The expression profiles of UGT mRNA in the human tissue-derived cell lines were not necessarily consistent with those in corresponding normal tissues. HLE cells showed no detectable UGT1A expression, albeit they are derived from liver. Although the reasons remain unclear, HLE cells would not be suitable for the study of UGT1A expression. In LS180 cells that are derived from colon, all UGT1A and UGT2B isoforms except for UGT2B28 were expressed. This cell line might be an appropriate tool for in vitro studies of the expression and regulation of UGTs. It was interesting that MCF-7 cells, which are estrogen receptor-positive (Guthrie et al., 1997) breast epithelial adenocarcinoma cells, expressed all UGT1A isoforms, but MDA-MB-435 cells, which are estrogen receptor-negative (Guthrie et al., 1997) breast ductal carcinoma cells, expressed limited kinds of UGT1A isoforms. It was also interesting that the expression levels of UGT2B7 and UGT2B10 were higher in MDA-MB-435 cells than in MCF-7 cells, but those of UGT2B15 and UGT2B17 were higher in MCF-7 cells than in MDA-MB-435 cells. Collectively, the expression profiles of UGT mRNA in the cell lines show diversity, although the derived organs were the same. The information presented here would be useful for choosing suitable cell lines for in vitro studies on UGTs.

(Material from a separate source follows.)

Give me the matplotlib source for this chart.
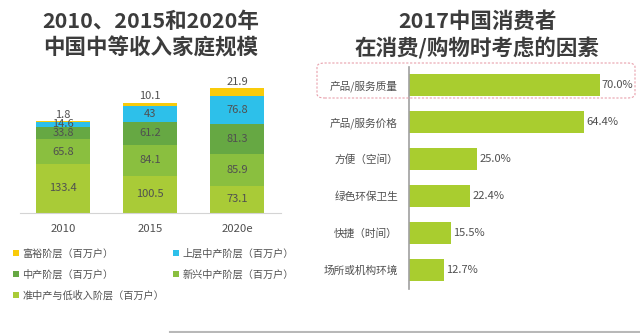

In summary, we comprehensively determined the expression profiles of UGT1A and UGT2B in human normal tissues and human tissue-derived cell lines. The findings will be useful for understanding the physiological significance of each UGT isoform and to predict the capabilities of glucuronidation in various tissues. In addition, our results provide basic information on UGT expression in various kinds of cell lines.